> PROMPT
Extract only the lines running from the top of the entries to the line that holds "ax = fig.add_axes([0.0983, 0.185, 0.852, 0.6675])". Include that line and omit the pictures.

-- START PROVIDED DATA --

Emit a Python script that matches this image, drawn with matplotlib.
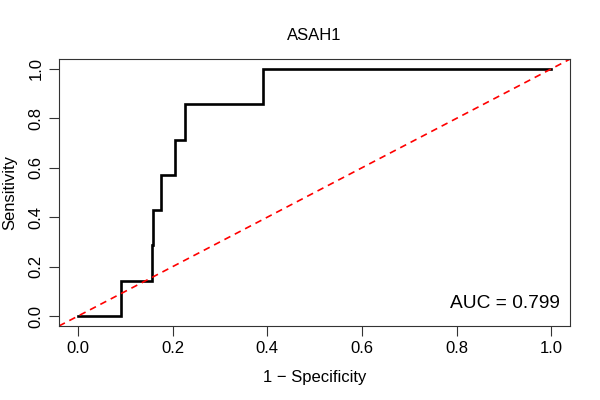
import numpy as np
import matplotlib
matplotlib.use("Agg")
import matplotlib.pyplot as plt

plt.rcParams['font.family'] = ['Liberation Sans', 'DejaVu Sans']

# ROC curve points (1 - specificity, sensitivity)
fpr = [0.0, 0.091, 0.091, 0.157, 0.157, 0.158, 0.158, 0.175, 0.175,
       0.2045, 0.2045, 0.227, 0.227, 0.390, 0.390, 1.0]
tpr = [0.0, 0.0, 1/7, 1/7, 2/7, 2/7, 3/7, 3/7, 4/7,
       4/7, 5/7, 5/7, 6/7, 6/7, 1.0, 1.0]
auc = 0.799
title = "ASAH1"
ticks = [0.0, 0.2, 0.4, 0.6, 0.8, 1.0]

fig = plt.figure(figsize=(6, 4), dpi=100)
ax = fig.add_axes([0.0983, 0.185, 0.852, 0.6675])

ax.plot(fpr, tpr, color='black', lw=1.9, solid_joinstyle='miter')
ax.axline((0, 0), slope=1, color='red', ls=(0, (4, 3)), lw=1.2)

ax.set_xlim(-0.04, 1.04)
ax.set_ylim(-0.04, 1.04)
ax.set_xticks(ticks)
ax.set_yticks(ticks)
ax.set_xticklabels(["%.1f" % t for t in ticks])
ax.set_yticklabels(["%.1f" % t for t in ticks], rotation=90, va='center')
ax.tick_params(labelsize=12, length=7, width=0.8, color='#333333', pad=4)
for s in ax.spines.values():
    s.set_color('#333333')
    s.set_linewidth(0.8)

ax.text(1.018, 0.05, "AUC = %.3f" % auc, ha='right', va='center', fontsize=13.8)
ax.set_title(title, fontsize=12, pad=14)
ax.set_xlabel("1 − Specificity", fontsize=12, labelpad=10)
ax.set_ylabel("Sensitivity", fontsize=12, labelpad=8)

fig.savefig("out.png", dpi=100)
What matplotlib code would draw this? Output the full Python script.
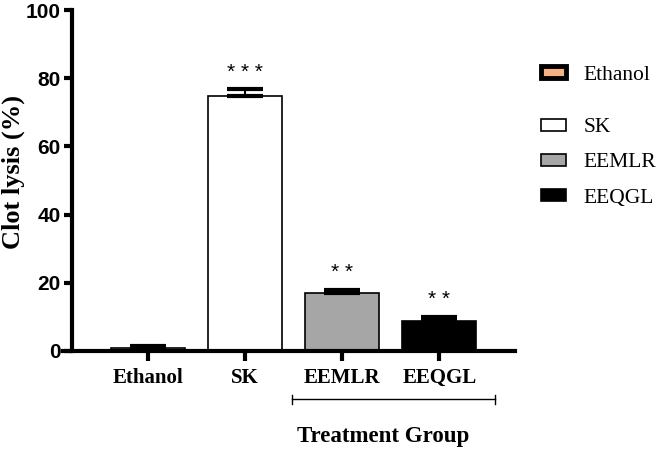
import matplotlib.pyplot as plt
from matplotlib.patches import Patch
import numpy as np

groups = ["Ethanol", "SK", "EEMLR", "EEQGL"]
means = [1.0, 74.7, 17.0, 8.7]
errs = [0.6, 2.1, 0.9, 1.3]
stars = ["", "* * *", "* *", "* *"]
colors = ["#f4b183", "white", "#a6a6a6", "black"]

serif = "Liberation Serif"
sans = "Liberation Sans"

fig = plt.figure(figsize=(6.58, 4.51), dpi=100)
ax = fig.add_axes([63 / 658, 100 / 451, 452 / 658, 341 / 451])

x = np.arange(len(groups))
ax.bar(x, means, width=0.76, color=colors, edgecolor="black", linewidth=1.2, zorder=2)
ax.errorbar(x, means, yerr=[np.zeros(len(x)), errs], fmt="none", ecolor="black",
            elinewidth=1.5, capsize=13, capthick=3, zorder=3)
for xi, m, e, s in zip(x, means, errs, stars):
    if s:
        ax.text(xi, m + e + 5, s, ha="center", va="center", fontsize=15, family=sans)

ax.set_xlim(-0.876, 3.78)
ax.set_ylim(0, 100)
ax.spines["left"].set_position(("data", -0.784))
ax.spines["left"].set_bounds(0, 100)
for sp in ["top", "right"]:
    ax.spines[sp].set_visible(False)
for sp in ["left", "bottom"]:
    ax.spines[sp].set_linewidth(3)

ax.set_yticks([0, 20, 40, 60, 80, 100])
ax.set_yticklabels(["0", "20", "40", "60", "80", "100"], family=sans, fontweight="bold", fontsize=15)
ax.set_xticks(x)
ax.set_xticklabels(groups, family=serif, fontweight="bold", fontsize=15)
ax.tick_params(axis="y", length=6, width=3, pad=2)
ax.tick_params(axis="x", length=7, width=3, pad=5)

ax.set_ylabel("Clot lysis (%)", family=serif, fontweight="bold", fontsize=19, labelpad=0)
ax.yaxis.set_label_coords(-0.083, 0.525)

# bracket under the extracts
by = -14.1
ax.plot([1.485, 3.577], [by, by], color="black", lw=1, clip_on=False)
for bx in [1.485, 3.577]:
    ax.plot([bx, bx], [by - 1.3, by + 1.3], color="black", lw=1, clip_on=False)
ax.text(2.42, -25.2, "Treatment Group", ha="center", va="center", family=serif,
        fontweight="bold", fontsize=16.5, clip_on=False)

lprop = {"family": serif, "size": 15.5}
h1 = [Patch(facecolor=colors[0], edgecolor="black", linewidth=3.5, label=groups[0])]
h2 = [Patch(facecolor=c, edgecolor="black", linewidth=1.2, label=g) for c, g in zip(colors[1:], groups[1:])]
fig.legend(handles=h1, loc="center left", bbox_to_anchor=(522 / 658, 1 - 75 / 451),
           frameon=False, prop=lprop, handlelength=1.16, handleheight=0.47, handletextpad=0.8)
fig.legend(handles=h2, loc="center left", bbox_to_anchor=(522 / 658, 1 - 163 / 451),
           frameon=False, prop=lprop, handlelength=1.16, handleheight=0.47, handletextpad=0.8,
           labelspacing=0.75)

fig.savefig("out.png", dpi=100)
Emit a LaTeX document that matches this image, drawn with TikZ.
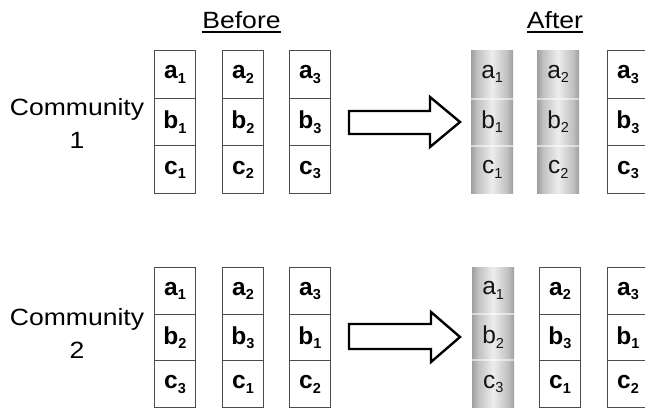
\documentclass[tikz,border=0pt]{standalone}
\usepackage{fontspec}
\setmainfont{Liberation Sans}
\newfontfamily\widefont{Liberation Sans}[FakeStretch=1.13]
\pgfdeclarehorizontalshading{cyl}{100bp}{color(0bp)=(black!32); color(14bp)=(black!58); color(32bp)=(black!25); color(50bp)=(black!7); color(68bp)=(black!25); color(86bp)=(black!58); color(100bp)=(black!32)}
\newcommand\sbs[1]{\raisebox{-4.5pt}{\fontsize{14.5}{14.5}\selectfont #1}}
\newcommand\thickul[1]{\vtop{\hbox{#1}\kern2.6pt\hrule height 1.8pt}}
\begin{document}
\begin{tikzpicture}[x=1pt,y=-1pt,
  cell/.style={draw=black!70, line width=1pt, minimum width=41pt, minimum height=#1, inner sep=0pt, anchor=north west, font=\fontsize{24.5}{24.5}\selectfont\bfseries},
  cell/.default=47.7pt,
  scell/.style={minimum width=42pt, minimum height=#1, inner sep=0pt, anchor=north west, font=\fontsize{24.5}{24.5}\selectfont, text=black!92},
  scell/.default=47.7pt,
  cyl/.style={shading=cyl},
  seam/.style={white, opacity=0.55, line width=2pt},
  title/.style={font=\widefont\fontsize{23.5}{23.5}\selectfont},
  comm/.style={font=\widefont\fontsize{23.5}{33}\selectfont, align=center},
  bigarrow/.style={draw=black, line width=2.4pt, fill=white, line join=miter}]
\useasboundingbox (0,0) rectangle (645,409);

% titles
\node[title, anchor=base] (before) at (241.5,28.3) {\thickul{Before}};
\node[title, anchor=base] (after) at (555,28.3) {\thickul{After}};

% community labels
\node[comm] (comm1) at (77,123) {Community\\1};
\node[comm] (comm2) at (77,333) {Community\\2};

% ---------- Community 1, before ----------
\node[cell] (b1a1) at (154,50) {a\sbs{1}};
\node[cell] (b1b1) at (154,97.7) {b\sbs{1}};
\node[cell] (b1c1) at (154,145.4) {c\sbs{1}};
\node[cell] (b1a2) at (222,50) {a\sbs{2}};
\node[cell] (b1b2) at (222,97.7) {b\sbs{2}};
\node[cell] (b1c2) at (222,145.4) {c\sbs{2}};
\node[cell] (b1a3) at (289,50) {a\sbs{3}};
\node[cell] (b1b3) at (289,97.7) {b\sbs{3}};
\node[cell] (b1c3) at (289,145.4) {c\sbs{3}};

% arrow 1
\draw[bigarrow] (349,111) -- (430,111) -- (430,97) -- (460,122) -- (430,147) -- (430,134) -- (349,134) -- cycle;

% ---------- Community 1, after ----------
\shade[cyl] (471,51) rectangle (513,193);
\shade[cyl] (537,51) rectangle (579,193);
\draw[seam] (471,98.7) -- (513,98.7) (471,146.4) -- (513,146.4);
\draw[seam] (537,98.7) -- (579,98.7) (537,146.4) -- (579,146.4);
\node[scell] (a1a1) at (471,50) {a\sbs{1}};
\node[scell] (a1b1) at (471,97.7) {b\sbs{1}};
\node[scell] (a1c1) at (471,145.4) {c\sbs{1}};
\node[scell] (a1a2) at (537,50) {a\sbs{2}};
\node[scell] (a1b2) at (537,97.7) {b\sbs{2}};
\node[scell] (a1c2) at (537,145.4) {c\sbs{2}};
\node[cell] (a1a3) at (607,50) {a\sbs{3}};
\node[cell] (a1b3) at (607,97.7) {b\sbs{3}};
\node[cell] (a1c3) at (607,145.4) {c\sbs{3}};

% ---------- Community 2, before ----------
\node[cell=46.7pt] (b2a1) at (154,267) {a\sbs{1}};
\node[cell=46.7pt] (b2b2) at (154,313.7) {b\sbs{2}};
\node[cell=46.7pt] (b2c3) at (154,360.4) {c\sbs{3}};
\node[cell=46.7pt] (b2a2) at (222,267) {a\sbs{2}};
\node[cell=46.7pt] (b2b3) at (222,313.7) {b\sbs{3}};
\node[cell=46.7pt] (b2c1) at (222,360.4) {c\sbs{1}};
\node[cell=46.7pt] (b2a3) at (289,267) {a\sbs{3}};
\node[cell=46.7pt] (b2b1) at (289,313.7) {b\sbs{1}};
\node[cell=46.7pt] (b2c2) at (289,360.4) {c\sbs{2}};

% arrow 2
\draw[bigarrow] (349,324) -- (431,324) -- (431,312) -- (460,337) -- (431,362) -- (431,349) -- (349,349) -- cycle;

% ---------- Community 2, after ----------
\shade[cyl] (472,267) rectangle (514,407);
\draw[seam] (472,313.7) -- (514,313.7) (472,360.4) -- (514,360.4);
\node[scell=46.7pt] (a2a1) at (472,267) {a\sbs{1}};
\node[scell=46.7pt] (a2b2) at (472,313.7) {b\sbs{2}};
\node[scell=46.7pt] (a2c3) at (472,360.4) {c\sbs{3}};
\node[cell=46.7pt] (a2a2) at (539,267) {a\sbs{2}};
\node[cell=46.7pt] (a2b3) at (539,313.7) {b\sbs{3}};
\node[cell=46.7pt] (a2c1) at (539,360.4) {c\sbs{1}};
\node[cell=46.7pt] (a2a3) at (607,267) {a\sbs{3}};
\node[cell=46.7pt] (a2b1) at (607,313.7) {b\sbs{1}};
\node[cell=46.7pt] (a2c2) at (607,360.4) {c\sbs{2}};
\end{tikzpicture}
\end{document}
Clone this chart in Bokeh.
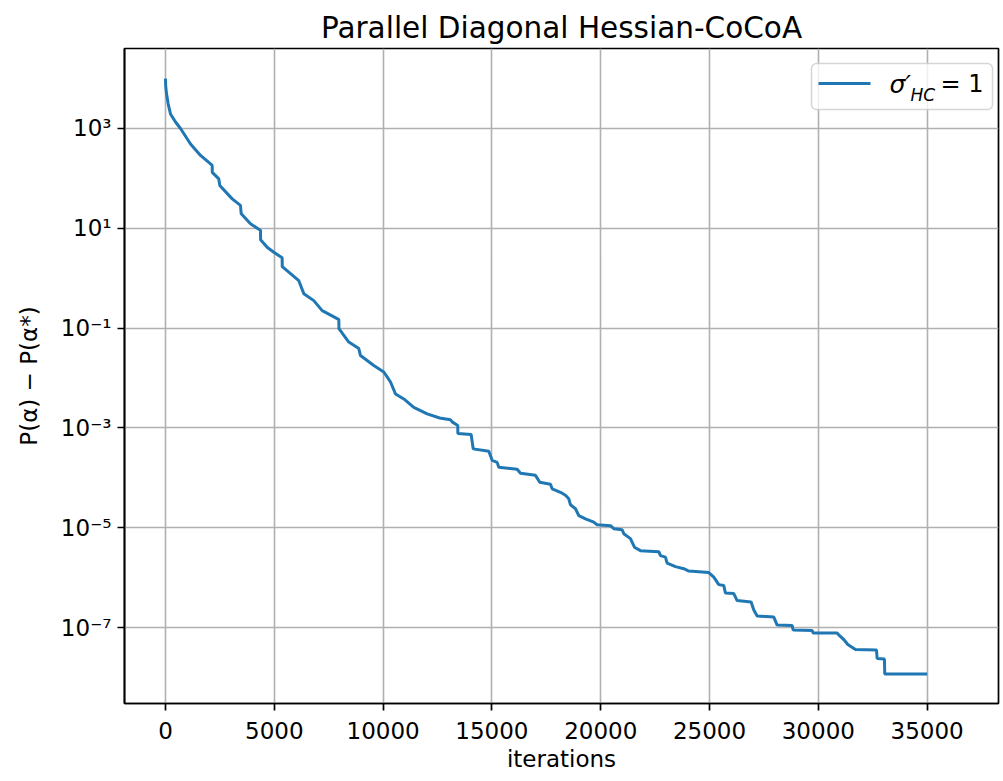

-- END PROVIDED DATA --

> OUTPUT FOR THIS TASK
Emit a Python script that matches this image, drawn with matplotlib.
import numpy as np
import matplotlib
matplotlib.use("Agg")
import matplotlib.pyplot as plt

plt.rcParams['font.family'] = ['Liberation Sans', 'DejaVu Sans']

# ROC curve points (1 - specificity, sensitivity)
fpr = [0.0, 0.091, 0.091, 0.157, 0.157, 0.158, 0.158, 0.175, 0.175,
       0.2045, 0.2045, 0.227, 0.227, 0.390, 0.390, 1.0]
tpr = [0.0, 0.0, 1/7, 1/7, 2/7, 2/7, 3/7, 3/7, 4/7,
       4/7, 5/7, 5/7, 6/7, 6/7, 1.0, 1.0]
auc = 0.799
title = "ASAH1"
ticks = [0.0, 0.2, 0.4, 0.6, 0.8, 1.0]

fig = plt.figure(figsize=(6, 4), dpi=100)
ax = fig.add_axes([0.0983, 0.185, 0.852, 0.6675])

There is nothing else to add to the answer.